Ford has three basic pitches—the fast bail, slider and curve, plus variations on each. "I just signal for a curve and let him decide what speed he wants to throw it at," says Howard. "He's got about three of them." It is Ford's slider that has turned him into a strikeout pitcher this year. (He's the league's best at this stage, ahead of such perennial leaders as Jim Bunning and Camilo Pascual.) In past years Ford could only throw the slider four times or so before feeling a pain in his arm. This spring Coach Johnny Sain advised Ford to make a slight change in the delivery of the pitch, and now Ford can throw the slider as much as he pleases.

When Ford warms up, 15 minutes before game time, he can usually tell how sharp he is. "Maybe five or six times a season you find out you haven't got much," he says. "Maybe the fast ball isn't moving. Then you fall back on the others and only show the fast ball."

Ford pitching is a pleasure for other pitchers to watch. "He never throws a pitch without a purpose," says Johnny Sain. "He's always bearing down, never careless." "You never see anything good to hit," says Brooks Robinson, Baltimore's fine third baseman. "At 2-0 or 3-1, he still comes in with a good pitch."

When runners get on base against Ford, he keeps them close to the bag with the smoothest pick-off motion in baseball. From his left-handed stretch, it is almost impossible to detect whether he is throwing to the plate or to first until the pitch—or pickoff—is thrown.

His move to second is also smooth. As he stands facing the plate, he gives a sign—one for Shortstop Tony Kubek, another for Second-Baseman Bobby Richardson—and starts counting. He then whirls and throws at the-bag just as Kubek or Richardson is arriving. He has picked several runners off second this year and Kubek insists that umpires, who in the American League stand on the outfield grass, have missed others.

If Ford on the mound is a tough, Ford returning to the dugout, win or lose, is a small boy being summoned to the woodshed. He walks with careful, tiny steps, his chin on his chest, his arms close to his sides. He walks so slowly that even the outfielders usually reach the dugout before him.

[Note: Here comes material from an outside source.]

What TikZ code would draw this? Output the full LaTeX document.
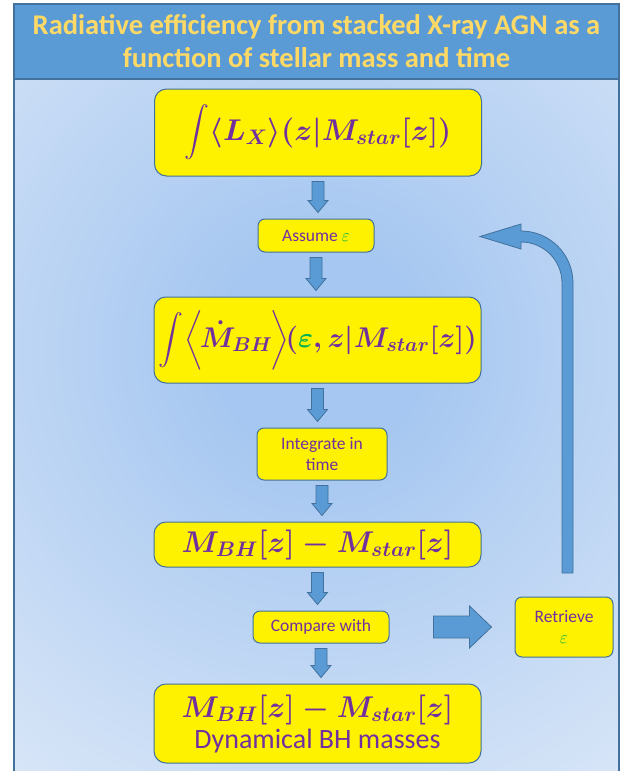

It takes him a long while to unwind from the tension of a game. He may sit around the clubhouse, sip a beer and perhaps take a pill from his vast collection of bottles. The pills are for his gout, which he contracted two years ago. It bothered him for some time, and affected his pitching, but now with the help of the pills and a low-purine diet, he suffers no effects.

It is about a 40-minute drive from Yankee Stadium to the Ford home in Lake Success, L.I. If he has pitched a night game, he will go to the refrigerator, take another beer and turn on the Late Late Show. It will be hours before he will sleep.

At home waiting for Ford—but asleep if it has been a night game—are his wife Joan and three blond children, two boys and a girl. On the Fourth of July, while Ford was beating Detroit at the Stadium, the kids entered some holiday running and swimming races at home. All three kids won prizes. This pleased Ford almost as much as his victory over Detroit. "Just a bunch of Thoroughbreds," he said.